Well all I can say is every time they tryed it was a big fail. Parts got sent back to us for stupid things wrong with them. We had to rework them or scrap them and re run the orders they messed up.
So yeah they sure saved money by letting them try to make them. Oh yeah, what about the extra cost of shipping us bad parts that they thought they did a wonderful job making.
Sorry but just had to vent about that. You know give them jobs while we loose ours.
That’s why I try to buy the American made guns. I should say also I have always liked the German and English guns along with the Turkish guns. And there is others I like I’m not thinking of right now too.
But the send jobs to China thing kills me. Again sorry about venting. And I probably shouldn’t even post this. But here it goes.
I’m getting excited about Roanoke/Salem since your reports are always well photographed and you return with such interesting stories.
I know this one will be different but be at ease since my thoughts and spirit and others thoughts and spirits will be with you.
Please trade that R8 for something interesting.
Yes, this year’s show will be different.
TRADE the R8?! I don’t think so! That one is stuck in my vault. 😉
Kevin, do you plan on coming to the show?
Wish I could but it’s not possible this year.

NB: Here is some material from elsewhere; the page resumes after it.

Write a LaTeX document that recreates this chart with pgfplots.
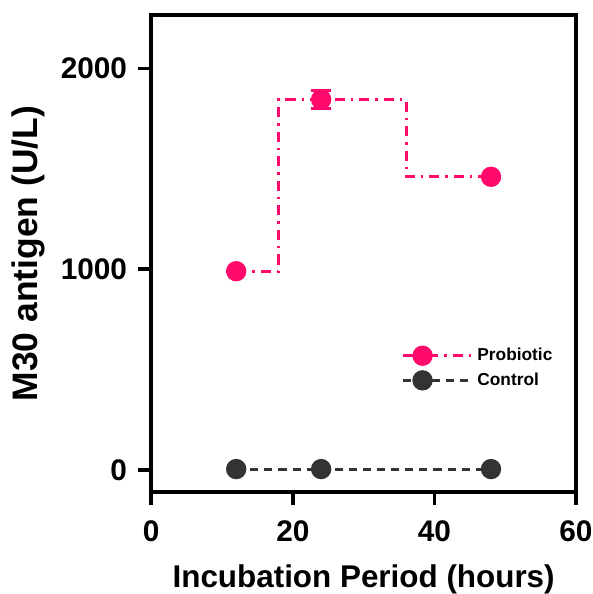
\documentclass[border=0pt]{standalone}
\usepackage{pgfplots}
\pgfplotsset{compat=1.18}
\usepackage{fontspec}
\setmainfont{Liberation Sans}
\definecolor{probio}{HTML}{FF0A6C}
\definecolor{ctrl}{HTML}{333333}
\begin{document}
\begin{tikzpicture}
\begin{axis}[
    scale only axis,
    width=211pt, height=237pt,
    xmin=0, xmax=60,
    ymin=-110, ymax=2265,
    xtick={0,20,40,60},
    ytick={0,1000,2000},
    xtick pos=left, ytick pos=left,
    tick align=outside,
    major tick length=6.5pt,
    every tick/.style={black, line width=1.8pt},
    axis line style={line width=2pt},
    /pgf/number format/assume math mode=true,
    /pgf/number format/1000 sep={},
    ticklabel style={font=\fontsize{14.8}{15}\selectfont\bfseries},
    xticklabel style={inner xsep=0pt, yshift=-4pt},
    yticklabel style={xshift=-2pt},
    xlabel={Incubation Period (hours)},
    ylabel={M30 antigen (U/L)},
    xlabel style={font=\fontsize{15.6}{17}\selectfont\bfseries, inner ysep=0pt},
    ylabel style={font=\fontsize{17.6}{19}\selectfont\bfseries},
    xlabel shift=8pt,
    ylabel shift=1pt,
    legend style={draw=none, fill=none, at={(0.575,0.32)}, anchor=north west,
        font=\fontsize{8.6}{10}\selectfont\bfseries, row sep=0.5pt},
    legend cell align=left,
    legend image code/.code={
        \path (0pt,0pt) -- (34pt,0pt);
        \draw[#1] (0pt,0pt) -- (19pt,0pt);
        \draw[#1, solid] plot coordinates {(9.5pt,0pt)};
    },
]
\addplot[probio, line width=1.5pt, dash pattern=on 5pt off 3pt on 1.2pt off 3pt,
    const plot mark mid, mark=*, mark size=4.3pt,
    mark options={solid},
    error bars/.cd, y dir=both, y explicit,
    error bar style={solid, line width=1.5pt},
    error mark options={rotate=90, mark size=5pt, line width=1.5pt, solid}]
    coordinates {(12,990) +- (0,0) (24,1845) +- (0,45) (48,1460) +- (0,0)};
\addlegendentry{Probiotic}
\addplot[ctrl, line width=1.5pt, dash pattern=on 4pt off 3pt,
    mark=*, mark size=4.3pt, mark options={solid}]
    coordinates {(12,5) (24,5) (48,5)};
\addlegendentry{Control}
\end{axis}
\path ([yshift=7.5pt]current axis.north);
\path ([xshift=-2.5pt]current axis.outer west);
\end{tikzpicture}
\end{document}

Probably a bad thought bubble, can you swage in 20 calibre pellets into this rifling with your pellet depth gauge?
That would be pretty difficult. This sidelever doesn’t load in a straight line, so the swaging would have to be done in a die, not in the gun.
B.B. , we both have handled a lot of guns in our years[don’t care to touch the age part] but even though we used them and are very knowledgeably on them, we are never too old to learn something new every day . I read and look. your blogs open my eyes up, sometimes its a simple over looked thing . you do keep us on the look
Thanks for your comment. I’m learning as much as anyone with this stuff.